**REQUEST**
Copy out the listing that follows, exactly, without its pictures.
────────────────────────────────────────
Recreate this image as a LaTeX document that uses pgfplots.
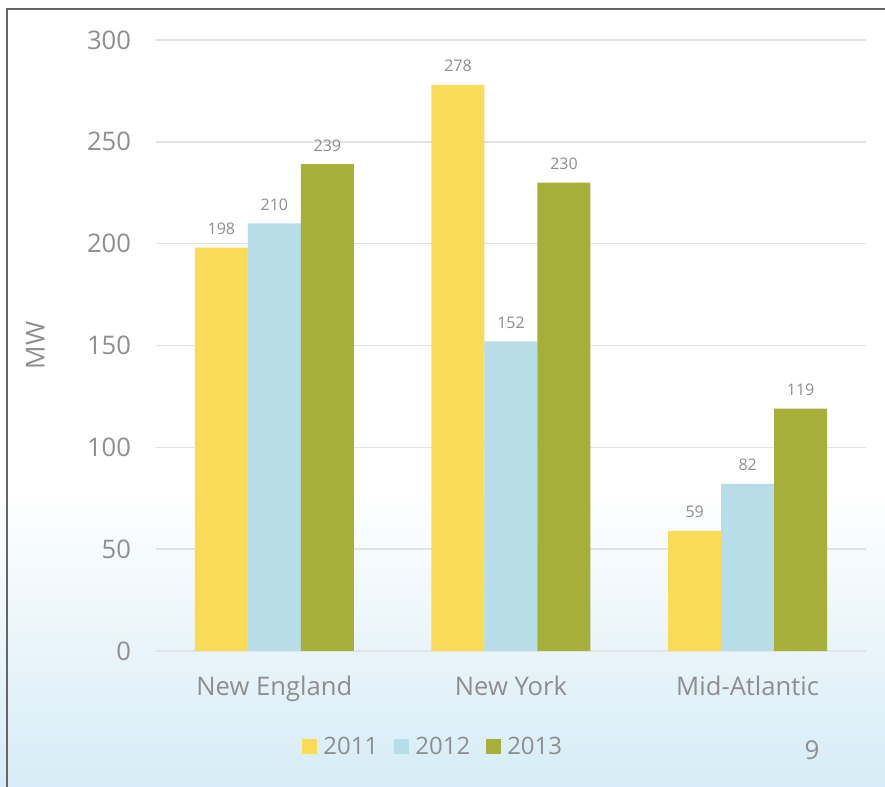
\documentclass[border=0pt]{standalone}
\usepackage{fontspec}
\setmainfont{Open Sans}
\usepackage{pgfplots}
\pgfplotsset{compat=1.18}
\definecolor{cyel}{HTML}{F9DB57}
\definecolor{cblue}{HTML}{B7DDE8}
\definecolor{colive}{HTML}{A5AF3A}
\definecolor{bgblue}{HTML}{D6ECF6}
\definecolor{txtgray}{HTML}{8E8E8E}
\definecolor{gridgray}{HTML}{E3E3E3}

\begin{document}
\begin{tikzpicture}
\useasboundingbox (0pt,0pt) rectangle (442.5pt,393.5pt);
\fill[white] (0pt,0pt) rectangle (442.5pt,393.5pt);
\shade[top color=white, bottom color=bgblue] (0pt,0pt) rectangle (442.5pt,150pt);
\draw[line width=1.1pt, color=black!60] (3.5pt,0pt) -- (3.5pt,389pt) -- (442.5pt,389pt);
\begin{axis}[
  at={(78pt,68pt)}, anchor=south west,
  scale only axis, width=355pt, height=305.5pt,
  ybar=0pt, bar width=26.5pt,
  xmin=-0.5, xmax=2.5, ymin=0, ymax=300,
  xtick={0,1,2},
  xticklabels={New England, New York, Mid-Atlantic},
  ytick={0,50,...,300},
  ymajorgrids, grid style={color=gridgray, line width=0.7pt},
  axis line style={draw=none},
  major tick length=0pt,
  /pgf/number format/assume math mode=true,
  tick label style={color=txtgray},
  yticklabel style={font=\fontsize{12.8}{15}\selectfont, xshift=-9pt},
  xticklabel style={font=\fontsize{12.8}{15}\selectfont, yshift=-9pt},
  ylabel={MW},
  ylabel style={at={(axis description cs:-0.17,0.5)}, anchor=center,
    font=\fontsize{13}{15}\selectfont, color=txtgray},
  nodes near coords,
  every node near coord/.append style={font=\fontsize{8}{10}\selectfont,
    color=txtgray, yshift=3pt},
  legend columns=3,
  legend style={at={(0.392,-0.157)}, anchor=center, draw=none, fill=none,
    font=\fontsize{12}{15}\selectfont, text=txtgray,
    /tikz/every odd column/.append style={column sep=1pt},
    /tikz/every even column/.append style={column sep=6pt}},
  legend image code/.code={\fill[#1] (0pt,-3.75pt) rectangle (7.5pt,3.75pt);},
]
\addplot[fill=cyel, draw=none] coordinates {(0,198) (1,278) (2,59)};
\addplot[fill=cblue, draw=none] coordinates {(0,210) (1,152) (2,82)};
\addplot[fill=colive, draw=none] coordinates {(0,239) (1,230) (2,119)};
\legend{2011, 2012, 2013}
\end{axis}
\node[font=\fontsize{13}{15}\selectfont, color=txtgray] at (406pt,18.5pt) {9};
\end{tikzpicture}
\end{document}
────────────────────────────────────────
**WRITTEN REPLY**
Recreate this image as a LaTeX document that uses pgfplots.
\documentclass[border=0pt]{standalone}
\usepackage{fontspec}
\setmainfont{Open Sans}
\usepackage{pgfplots}
\pgfplotsset{compat=1.18}
\definecolor{cyel}{HTML}{F9DB57}
\definecolor{cblue}{HTML}{B7DDE8}
\definecolor{colive}{HTML}{A5AF3A}
\definecolor{bgblue}{HTML}{D6ECF6}
\definecolor{txtgray}{HTML}{8E8E8E}
\definecolor{gridgray}{HTML}{E3E3E3}

\begin{document}
\begin{tikzpicture}
\useasboundingbox (0pt,0pt) rectangle (442.5pt,393.5pt);
\fill[white] (0pt,0pt) rectangle (442.5pt,393.5pt);
\shade[top color=white, bottom color=bgblue] (0pt,0pt) rectangle (442.5pt,150pt);
\draw[line width=1.1pt, color=black!60] (3.5pt,0pt) -- (3.5pt,389pt) -- (442.5pt,389pt);
\begin{axis}[
  at={(78pt,68pt)}, anchor=south west,
  scale only axis, width=355pt, height=305.5pt,
  ybar=0pt, bar width=26.5pt,
  xmin=-0.5, xmax=2.5, ymin=0, ymax=300,
  xtick={0,1,2},
  xticklabels={New England, New York, Mid-Atlantic},
  ytick={0,50,...,300},
  ymajorgrids, grid style={color=gridgray, line width=0.7pt},
  axis line style={draw=none},
  major tick length=0pt,
  /pgf/number format/assume math mode=true,
  tick label style={color=txtgray},
  yticklabel style={font=\fontsize{12.8}{15}\selectfont, xshift=-9pt},
  xticklabel style={font=\fontsize{12.8}{15}\selectfont, yshift=-9pt},
  ylabel={MW},
  ylabel style={at={(axis description cs:-0.17,0.5)}, anchor=center,
    font=\fontsize{13}{15}\selectfont, color=txtgray},
  nodes near coords,
  every node near coord/.append style={font=\fontsize{8}{10}\selectfont,
    color=txtgray, yshift=3pt},
  legend columns=3,
  legend style={at={(0.392,-0.157)}, anchor=center, draw=none, fill=none,
    font=\fontsize{12}{15}\selectfont, text=txtgray,
    /tikz/every odd column/.append style={column sep=1pt},
    /tikz/every even column/.append style={column sep=6pt}},
  legend image code/.code={\fill[#1] (0pt,-3.75pt) rectangle (7.5pt,3.75pt);},
]
\addplot[fill=cyel, draw=none] coordinates {(0,198) (1,278) (2,59)};
\addplot[fill=cblue, draw=none] coordinates {(0,210) (1,152) (2,82)};
\addplot[fill=colive, draw=none] coordinates {(0,239) (1,230) (2,119)};
\legend{2011, 2012, 2013}
\end{axis}
\node[font=\fontsize{13}{15}\selectfont, color=txtgray] at (406pt,18.5pt) {9};
\end{tikzpicture}
\end{document}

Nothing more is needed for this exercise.